Ironis bukan? Nilai uang itu terlampau kecil bila dibandingkan dengan kerusakan alam yang sudah ada, bahkan tak cukup bila mereklamasi lahan tambang, juga konflik sosial yang terjadi di lokasi lingkar tambang.

Malahan pendapatan terbanyak yakni menghampiri separuh dari keseluruhan PAD, yaitu 17.337.917.000 (sekitar 45 persen), didapat dari sektor kesehatan (3.587.917.000 dari retribusi pelayanan kesehatan Puskemas-puskemas dan 13.750.000.000 dari RSUD Ruteng). Padahal baru-baru ini kualitas pelayanan rumah sakit dikeluhkan, di mana hanya ada tiga dokter umum tetap dan petugas gagal memberi layanan prima kepada pasien.

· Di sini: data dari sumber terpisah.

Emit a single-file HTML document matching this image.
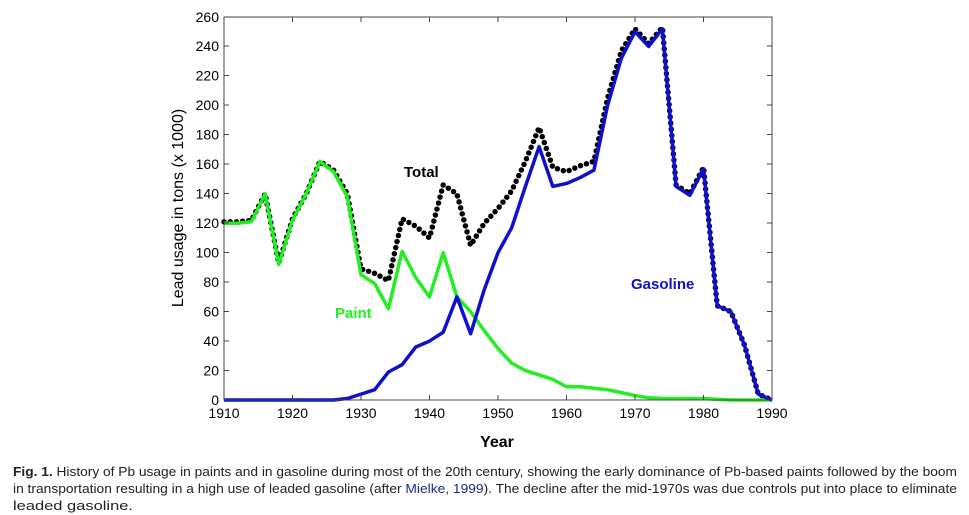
<!DOCTYPE html>
<html><head><meta charset="utf-8"><style>
html,body{margin:0;padding:0;background:#fff;}
svg{display:block;}
</style></head><body>
<svg width="969" height="515" xmlns="http://www.w3.org/2000/svg" font-family="Liberation Sans, Arial, sans-serif">
<rect width="969" height="515" fill="#fff"/>
<g transform="translate(224,400) scale(6.85,-1.473)" fill="none" stroke-linejoin="round">
<polyline vector-effect="non-scaling-stroke" stroke="#000" stroke-width="5.5" stroke-linecap="round" stroke-dasharray="0 6.2" points="0,121 2,121 4,122 6,140 8,93 10,123 12,140 14,162 16,156 18,140 20,89 22,86 24,81 26,123 28,118 30,110 32,146 34,140 36,105 38,120 40,130 42,142 44,162 46,185 48,158 50,155 52,159 54,162 56,205 58,237 60,252 62,242 64,253 66,146 68,140 70,158 72,64 74,60 76,37 78,4 80,0"/>
<polyline vector-effect="non-scaling-stroke" stroke="#22ee22" stroke-width="3.5" points="0,120 2,120 4,121 6,140 8,92 10,122 12,140 14,162 16,155 18,138 20,85 22,79 24,62 26,101 28,83 30,70 32,100 34,70 36,60 38,47 40,35 42,25 44,20 46,17 48,14 50,9 52,9 54,8 56,7 58,5 60,3 62,1.5 64,1 70,1 72,0.5 74,0 80,0"/>
<polyline vector-effect="non-scaling-stroke" stroke="#1010cc" stroke-width="3.5" points="0,0 16,0 18,1 20,4 22,7 24,19 26,24 28,36 30,40 32,46 34,70 36,45 38,75 40,100 42,117 44,145 46,172 48,145 50,147 52,151 54,156 56,200 58,232 60,250 62,240 64,252 66,145 68,139 70,157 72,64 74,60 76,37 78,4 80,0"/>
</g>
<rect x="224" y="17" width="548" height="383" fill="none" stroke="#444" stroke-width="1"/>
<g stroke="#444" stroke-width="1">
<path d="M224,370.5h5M224,341h5M224,311.5h5M224,282h5M224,252.5h5M224,223h5M224,193.5h5M224,164h5M224,134.5h5M224,105h5M224,75.5h5M224,46h5"/>
<path d="M772,370.5h-5M772,341h-5M772,311.5h-5M772,282h-5M772,252.5h-5M772,223h-5M772,193.5h-5M772,164h-5M772,134.5h-5M772,105h-5M772,75.5h-5M772,46h-5"/>
<path d="M292.5,400v-5M361,400v-5M429.5,400v-5M498,400v-5M566.5,400v-5M635,400v-5M703.5,400v-5"/>
<path d="M292.5,17v5M361,17v5M429.5,17v5M498,17v5M566.5,17v5M635,17v5M703.5,17v5"/>
</g>
<g font-size="14" fill="#000" text-anchor="end">
<text x="219" y="405">0</text><text x="219" y="375.5">20</text><text x="219" y="346">40</text><text x="219" y="316.5">60</text><text x="219" y="287">80</text><text x="219" y="257.5">100</text><text x="219" y="228">120</text><text x="219" y="198.5">140</text><text x="219" y="169">160</text><text x="219" y="139.5">180</text><text x="219" y="110">200</text><text x="219" y="80.5">220</text><text x="219" y="51">240</text><text x="219" y="22">260</text>
</g>
<g font-size="14" fill="#000" text-anchor="middle">
<text x="224" y="418">1910</text><text x="292.5" y="418">1920</text><text x="361" y="418">1930</text><text x="429.5" y="418">1940</text><text x="498" y="418">1950</text><text x="566.5" y="418">1960</text><text x="635" y="418">1970</text><text x="703.5" y="418">1980</text><text x="772" y="418">1990</text>
</g>
<text x="497" y="447" font-size="16" font-weight="bold" text-anchor="middle">Year</text>
<text transform="translate(183,208) rotate(-90)" font-size="16" text-anchor="middle">Lead usage in tons (x 1000)</text>
<text x="404" y="177" font-size="15" font-weight="bold" fill="#000">Total</text>
<text x="335" y="318" font-size="15" font-weight="bold" fill="#22ee22">Paint</text>
<text x="631" y="289" font-size="15" font-weight="bold" fill="#1010cc">Gasoline</text>
<g font-family="Liberation Sans, DejaVu Sans, sans-serif" font-size="12.5" fill="#222">
<text x="13" y="476" textLength="944" lengthAdjust="spacingAndGlyphs"><tspan font-weight="bold">Fig. 1.</tspan>  History of Pb usage in paints and in gasoline during most of the 20th century, showing the early dominance of Pb-based paints followed by the boom</text>
<text x="13" y="493" textLength="944" lengthAdjust="spacingAndGlyphs">in transportation resulting in a high use of leaded gasoline (after <tspan fill="#1a2a80">Mielke, 1999</tspan>). The decline after the mid-1970s was due controls put into place to eliminate</text>
<text x="13" y="510" font-size="13" textLength="120" lengthAdjust="spacingAndGlyphs">leaded gasoline.</text>
</g>
</svg>
</body></html>
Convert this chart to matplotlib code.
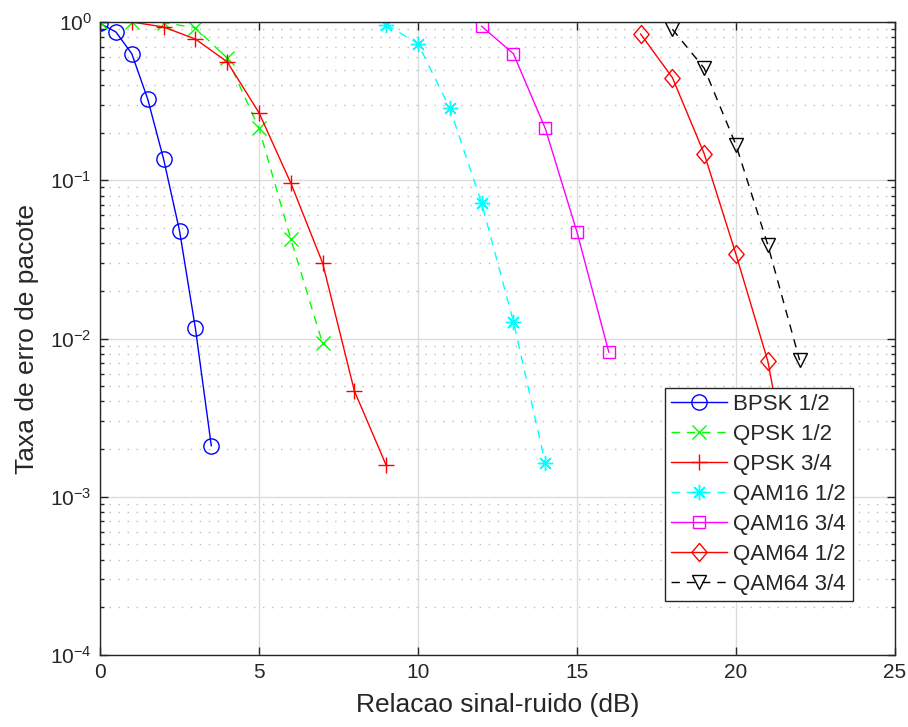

Kalau menilik jumlah populasi di Manggarai, tidak seharusnya juga tambang itu diprimadonakan.

Data dari Badan Pusat Statistik (BPS) pada tahun 2013, petani berjumlah  81.828 dari total 128.408 penduduk yang berumur 15 tahun ke atas. Sedangkan yang bekerja di sektor pertambangan dan penggalian hanya sekitar 1.290.

Siapapun yang berpikir sehat pasti berharap bahwa sektor pertanian terus dikedepankan atau ditingkatkan dengan kondisi statistik demikian.

Lantas, apa yang mendorong seorang Rotok untuk mengeluarkan 22 Izin Usaha Pertambangan (IUP)? Data ini merujuk pada yang dikutip Ferdy Hasiman, dalam bukunya Monster Tambang (2013).

Apa pula yang menyebabkan ia menelantarkan sektor unggulan seperti pertanian dan termasuk juga rumah sakit?

Diskusi atas dasar pertimbangan akal sehat saja, pertambangan amat dipertanyakan urgensinya dalam mendatangkan kesejahteraan rakyat, apalagi kalau konflik pertambangan melibatkan nilai-nilai dan simbol-simbol budaya, agama, sosial dan lain sebagainya.

Atas dasar itu, kecurigaan seperti yang diungkap Ino Jemabut, warga Manggarai, sungguh beralasan.“…Karena sudah terima uang, maka ia kemudian setuju dengan tambang…Hanya memang uang yang ia dapat dari tambang, pasti jumlahnya berbeda dengan yang didapat warga yang ia tuduh,.. Berapa yang ia terima dari tambang?” katanya. (Baca: Hina Warga Tolak Tambang, Rotok Tuai Kritikan Pedas)

Ferdy Hasiman menulis di hal 87 bukunya, andai setiap IUP yang dikeluarkan Rotok diharga dengan 1 miliar, maka Rotok mendapat 22 miliar.

Menjadikan uang sebagai satu-satunya alat ukur dalam menilai kompleksitas masalah tambang, mengungkapkan secara gamblang bagaimana kapasitas intektektual, ideologi, orientasi isu, dan pengalaman keputusan politis seorang Rotok terarah. Uang adalah patokannya.

Hanya uang, terlebih cinta pada uang, yang membuat seorang pemimpin bertindak irasional, termasuk mengambil keputusan yang melawan pertimbangan rasional logis bagi kepentingan orang banyak, bahkan menghancurkan nilai-nilai dan simbol-simbol budaya, sosial, dan agama.

Sebab bukan tidak mungkin para penolak tambang termotivasi oleh simbol-simbol dan nilai-nilai budaya, sosial, dan agama. Bukan uang sebagaimana dituduhkan Rotok.

Dengan demikian, tiap sumpah yang diangkat oleh pejabat publik semisal Rotok yang sudah dua kali angkat sumpah di depan Kitab Suci bisa saja sangat mekanistis daripada benar-benar menghayati itu sebagai tanggung jawab moral, apalagi sebagai panggilan Tuhan yang ia imani.